My four daughters and one stepdaughter – ranging in age from 11 to 34 – are each unique and successful in their own ways. My mom is nearly 102 and still living in the house I grew up in. I get to have lunches with my friends, young and old. And this summer, we plan to return to Taos and Santa Fe, where my sister-in-law and her husband live.
I’d be a fool if I didn’t realize that I’m the luckiest guy alive and life is nearly perfect. I just want to appreciate every day for what it is and not want much more than what we have. Everything could end in an instant. One of my friends, a developer and contractor, died last week of a sudden heart attack at age 51. He was in seemingly perfect health, and checked out while fishing with absolutely no warning. Bad things can happen at any time. Not a day goes by I don’t think about the people in Ukraine who were living their lives just like we are – worried about getting the oil changed in their cars, leaky spots on their roofs, the “C” their kid got in math, and what to have for dinner – and their entire world was turned upside down in a matter of days.

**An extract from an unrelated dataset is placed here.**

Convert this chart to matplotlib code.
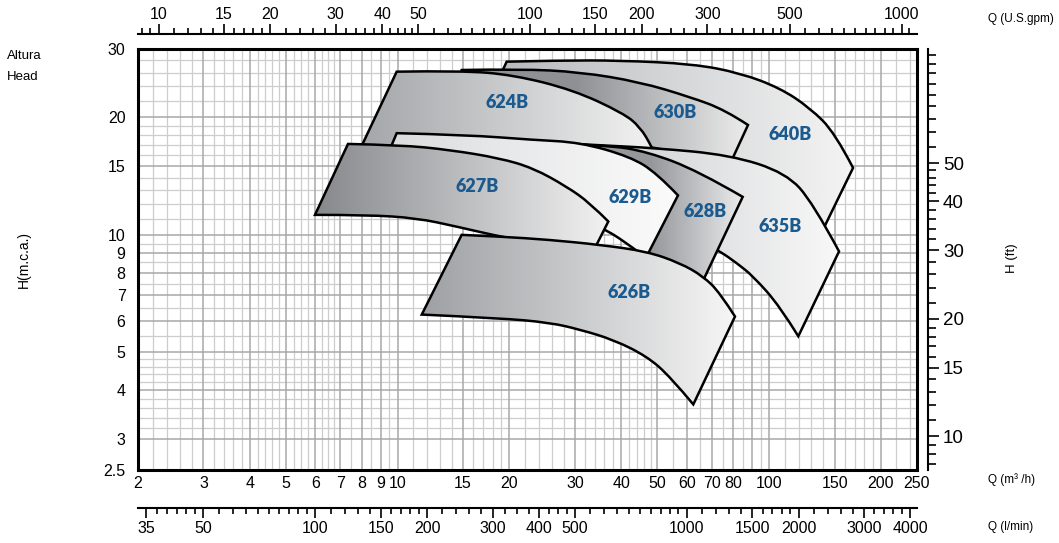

These are “the good old days,” and I don’t want to take anything for granted, nor miss a single minute of even the most mundane aspects of life. Like most people, I would guess, I have plenty of regrets. But I want to stay focused on the present and future, because I don’t think it’s very helpful to dwell on those things. My singular goal at this point is to pass on everything I have learned so others can avoid my mistakes – and my articles here will be a part of that effort as long as Zweig Group keeps publishing them!